The Air Force issued a memorandum Dec. 3 that formalizes the arrival of the M18 Modular Handgun System for base defenders.
The M18 handgun is a compact version of Sig Sauer’s M-17, which chambers 9 mm ammunition. It will replace the Beretta M9, which shot the same caliber round. The Army selected the M17 Modular Handgun System as the new service pistol for its soldiers in January 2017.
The smaller M18 variant was designed for carry by military police, investigators and troops on special duties.
The Air Force Manual has also been updated with new guidance for security forces airmen as the service prepares the career field for an era of great power competition, with a large part of the new doctrine focusing on getting Air Force base defenders to the range.
In advance of a rewrite to Air Force Manual 31-129, the Dec. 3 memorandum adds two new chapters, 7 and 8, outlining small-arms sustainment training and small-arms dry-fire training.
Chapter 7 requires security forces personnel with an arming requirement to complete quarterly live-fire training, first for qualification and then sustainment, with their carbine and handgun. The live-fire training is completed during each calendar year quarter: January – March, April – June, July – September, and October – December.
“Starting with the [calendar year] quarter an individual completes qualification training, they complete the next training event no earlier than 30 days (must be in the next quarter) after completing the previous live-fire event,” the memo reads
Airmen continue this cycle until they are once again due for qualification. Additionally, security forces commanders are to establish quarterly training cycles for their troops.
“Not all personnel need to be in the same cycle," the memo reads. "For example, different flights may be in different cycles. Individuals that do not complete the required training before the end of a quarter cannot be armed with the applicable weapon (carbine or handgun) until they accomplish the training.”
The only exemption to sustainment training is when airmen are deployed, or if the wing commander has approved alternate training methods due to range closures or limitations.
These methods may include training with blank ammunition, dry-fire training or similar practices.
“Live-fire sustainment training drills should focus on specific skills such as improving speed, accuracy, tactical movement and reaction to threats,” the memo reads.
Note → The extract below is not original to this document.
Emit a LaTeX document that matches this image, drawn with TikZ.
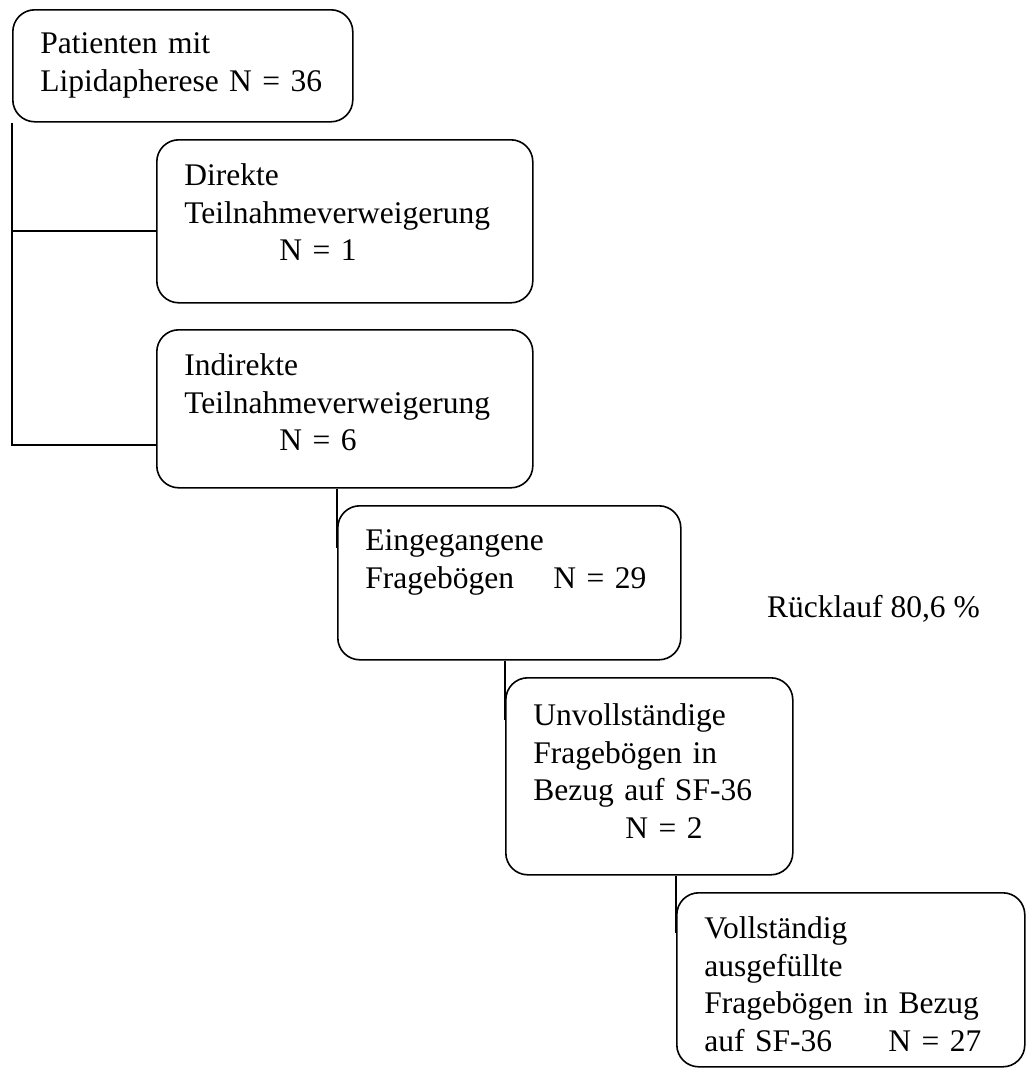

Security forces units may also develop their own sustainment training drills and courses.
Firing on a full distance range at pop-up targets is one example of a unit sustainment drill. Live-fire training may include firing with ball or frangible ammunition, as well as using the Close Combat Mission Capability Kit, or CCMCK, with dye-marking rounds.
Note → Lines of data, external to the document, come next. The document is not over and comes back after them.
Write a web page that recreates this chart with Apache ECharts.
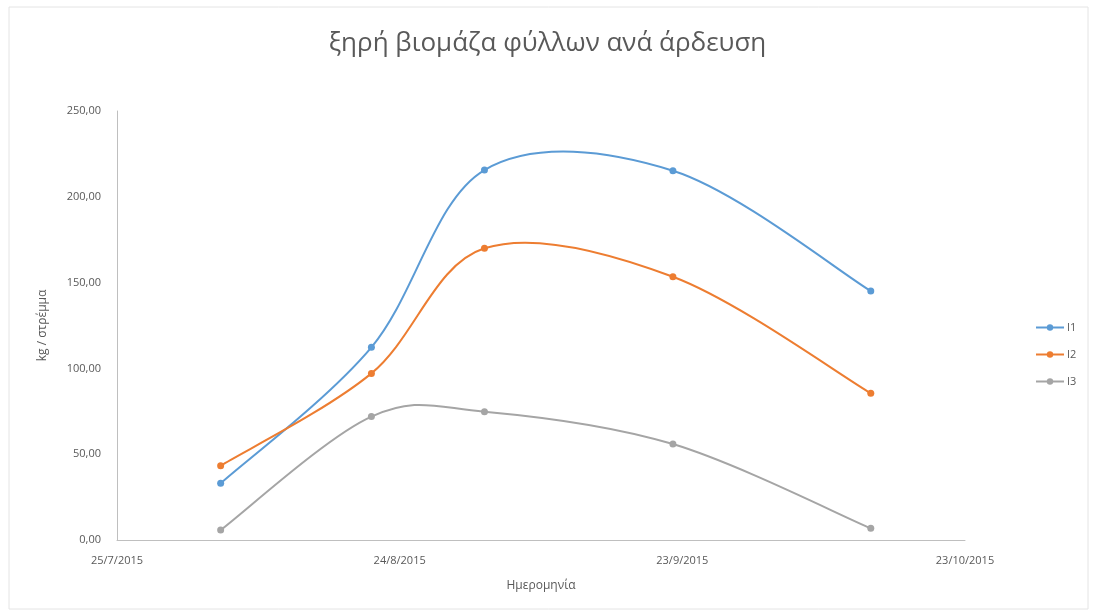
<!DOCTYPE html>
<html>
<head>
<meta charset="utf-8">
<script src="https://cdn.jsdelivr.net/npm/echarts@6/dist/echarts.min.js"></script>
<style>
html,body{margin:0;padding:0;background:#fff;}
#c{width:1095px;height:613px;}
</style>
</head>
<body>
<div id="c"></div>
<script>
var dates = ['2015-08-05', '2015-08-21', '2015-09-02', '2015-09-22', '2015-10-13'];
var seriesNames = ['I1', 'I2', 'I3'];
var i1 = [33.0, 112.3, 215.6, 215.2, 145.1];
var i2 = [43.3, 97.1, 170.0, 153.4, 85.5];
var i3 = [5.8, 71.9, 74.8, 55.9, 6.8];
var axisStart = '2015-07-25';
var axisEnd = '2015-10-23';
var tickDays = 30;
var yTicks = [0, 50, 100, 150, 200, 250];

var DAY = 86400000;
function toUTC(s){ var p = s.split('-'); return Date.UTC(+p[0], +p[1]-1, +p[2]); }
var base = toUTC(axisStart);
function dayOf(s){ return Math.round((toUTC(s) - base) / DAY); }
function fmtDay(d){ var dt = new Date(base + d*DAY); return dt.getUTCDate() + '/' + (dt.getUTCMonth()+1) + '/' + dt.getUTCFullYear(); }

var colors = ['#5B9BD5', '#ED7D31', '#A5A5A5'];
var vals = [i1, i2, i3];
var txt = '#595959';

function pts(k){ return dates.map(function(d, i){ return [dayOf(d), vals[k][i]]; }); }

// Excel-like smoothed curve: Catmull-Rom segments between data points, positioned through the axes
function curveRenderer(k){
  var data = pts(k);
  var n = data.length;
  return function(params, api){
    var i = params.dataIndex;
    if (i >= n - 1) return null;
    var c = function(j){ j = Math.max(0, Math.min(n-1, j)); return api.coord(data[j]); };
    var p0 = c(i-1), p1 = c(i), p2 = c(i+1), p3 = c(i+2);
    return {
      type: 'bezierCurve',
      shape: {
        x1: p1[0], y1: p1[1], x2: p2[0], y2: p2[1],
        cpx1: p1[0] + (p2[0]-p0[0])/6, cpy1: p1[1] + (p2[1]-p0[1])/6,
        cpx2: p2[0] - (p3[0]-p1[0])/6, cpy2: p2[1] - (p3[1]-p1[1])/6
      },
      style: { stroke: colors[k], lineWidth: 2, fill: null, lineCap: 'round' },
      silent: true
    };
  };
}

var series = [];
seriesNames.forEach(function(n, k){
  series.push({
    name: n + ' curve', type: 'custom', renderItem: curveRenderer(k),
    data: pts(k), z: 2, silent: true
  });
});
seriesNames.forEach(function(n, k){
  series.push({
    name: n, type: 'line',
    symbol: 'circle', symbolSize: 7,
    lineStyle: { width: 2, color: colors[k], opacity: 0 },
    itemStyle: { color: colors[k] },
    data: pts(k), z: 3
  });
});

var chart = echarts.init(document.getElementById('c'));
chart.setOption({
  animation: false,
  backgroundColor: '#fff',
  title: {
    text: 'ξηρή βιομάζα φύλλων ανά άρδευση',
    left: 'center', top: 26,
    textStyle: { fontFamily: 'Open Sans', fontSize: 26, fontWeight: 'normal', color: txt }
  },
  legend: {
    orient: 'vertical', left: 1030, top: 317, itemGap: 16,
    itemWidth: 28, itemHeight: 8,
    data: seriesNames,
    lineStyle: { opacity: 1, width: 2 },
    textStyle: { fontFamily: 'Open Sans', fontSize: 11, color: txt, padding: [0,0,0,-2] }
  },
  graphic: [{
    type: 'rect', shape: { x: 9, y: 7, width: 1079, height: 602 },
    style: { fill: 'none', stroke: '#e4e4e4', lineWidth: 1 }, silent: true
  }],
  grid: { left: 117, right: 130, top: 111, bottom: 73 },
  xAxis: {
    type: 'value',
    min: 0, max: dayOf(axisEnd), interval: tickDays,
    name: 'Ημερομηνία', nameLocation: 'middle', nameGap: 40,
    nameTextStyle: { fontFamily: 'Open Sans', fontSize: 12, color: txt },
    axisLine: { show: true, lineStyle: { color: '#bfbfbf', width: 1 } },
    axisTick: { show: false },
    splitLine: { show: false },
    axisLabel: { formatter: fmtDay, fontFamily: 'Open Sans', fontSize: 11, color: txt, margin: 15 }
  },
  yAxis: {
    type: 'value',
    min: yTicks[0], max: yTicks[yTicks.length-1], interval: yTicks[1]-yTicks[0],
    name: 'kg / στρέμμα', nameLocation: 'middle', nameGap: 68,
    nameTextStyle: { fontFamily: 'Open Sans', fontSize: 12, color: txt },
    axisLine: { show: true, lineStyle: { color: '#bfbfbf', width: 1 } },
    axisTick: { show: false },
    splitLine: { show: false },
    axisLabel: { formatter: function(v){ return v.toFixed(2).replace('.', ','); }, fontFamily: 'Open Sans', fontSize: 11, color: txt, margin: 16 }
  },
  series: series
});
</script>
</body>
</html>
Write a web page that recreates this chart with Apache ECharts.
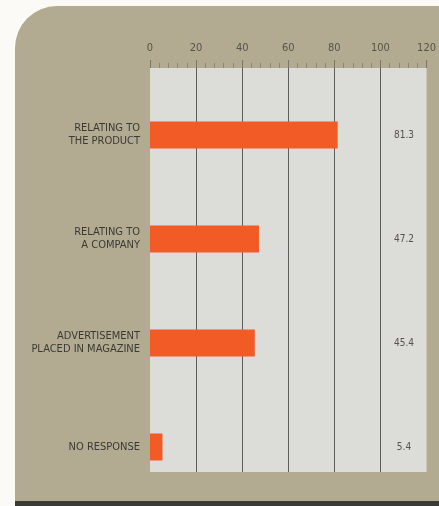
<!DOCTYPE html>
<html>
<head>
<meta charset="utf-8">
<script src="https://cdn.jsdelivr.net/npm/echarts@6/dist/echarts.min.js"></script>
<style>
html,body{margin:0;padding:0;background:#fbfaf6;}
#c{width:439px;height:506px;}
</style>
</head>
<body>
<div id="c"></div>
<script>
var categories = ['RELATING TO\nTHE PRODUCT', 'RELATING TO\nA COMPANY', 'ADVERTISEMENT\nPLACED IN MAGAZINE', 'NO RESPONSE'];
var values = [81.3, 47.2, 45.4, 5.4];
var xTicks = [0, 20, 40, 60, 80, 100, 120];

var FONT = "'Liberation Sans Narrow', 'DejaVu Sans Condensed', 'Liberation Sans', sans-serif";
var chart = echarts.init(document.getElementById('c'), null, {renderer: 'canvas'});
chart.setOption({
  backgroundColor: 'transparent',
  animation: false,
  graphic: [
    {type: 'rect', z: -10, shape: {x: 15, y: 6, width: 430, height: 500, r: [42, 0, 0, 0]}, style: {fill: '#b2ab91'}},
    {type: 'rect', z: -9, shape: {x: 15, y: 501, width: 430, height: 5}, style: {fill: '#3a3a36'}}
  ],
  grid: [
    {left: 150, top: 68, width: 277, height: 404, show: true, backgroundColor: '#dcdcd9', borderWidth: 0},
    {left: 150, top: 83, width: 277, height: 416}
  ],
  xAxis: [
    {
      type: 'value', gridIndex: 0, position: 'top', min: xTicks[0], max: xTicks[xTicks.length - 1], interval: 20,
      axisLine: {show: false, onZero: false},
      axisTick: {show: true, inside: false, length: 8, lineStyle: {color: '#7a776a', width: 1}},
      minorTick: {show: true, splitNumber: 5, length: 5, lineStyle: {color: '#8a8778'}},
      splitLine: {show: true, showMinLine: false, showMaxLine: false, lineStyle: {color: '#5e5e5a', width: 1}},
      axisLabel: {margin: 14, fontSize: 11, color: '#55534a', fontFamily: FONT,
        formatter: function (v) { return xTicks.indexOf(v) >= 0 ? String(v) : ''; }}
    },
    {type: 'value', gridIndex: 1, min: 0, max: 120, show: false}
  ],
  yAxis: [
    {type: 'value', gridIndex: 0, show: false},
    {
      type: 'category', gridIndex: 1, inverse: true, data: categories,
      axisLine: {show: false}, axisTick: {show: false},
      axisLabel: {margin: 10, fontSize: 11, lineHeight: 13, color: '#3a3a34', fontFamily: FONT, align: 'right'}
    },
    {
      type: 'category', gridIndex: 1, inverse: true, position: 'right',
      data: values.map(function (v) { return v.toFixed(1); }),
      axisLine: {show: false}, axisTick: {show: false},
      axisLabel: {inside: true, margin: 23, align: 'center', fontSize: 10, color: '#55534a', fontFamily: FONT}
    }
  ],
  series: [{
    type: 'bar', xAxisIndex: 1, yAxisIndex: 1, data: values, barWidth: 27,
    itemStyle: {color: '#f25a26'}
  }]
});
</script>
</body>
</html>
“This is an excellent option for force-on-force and tactics training,” the memo reads. “The use of the CCMCK also enables the conduct of sustainment drills in training areas outside the small-arms range, as outlined in AFI 36-2654.”
Security forces airmen can also use virtual training systems to train marksmanship, weapons handling and small-unit tactics. However, the memo cautions that the virtual system must provide weapon recoil in order to better mirror live-fire shooting.
The updated guidelines are part of the Air Force’s push to better prepare its security forces squadrons to defend bases in the chaotic battle space that would inevitably develop were the U.S. to fight a peer adversary like Russia or China.
In an era of great-power competition, Air Force squadrons may find themselves operating more like the highly mobile flying circuses of World War I, than the stationary airfields of the Global War on Terror.
That shift will require a focus on base defenses, especially if the forward line of troops is close to the airfield.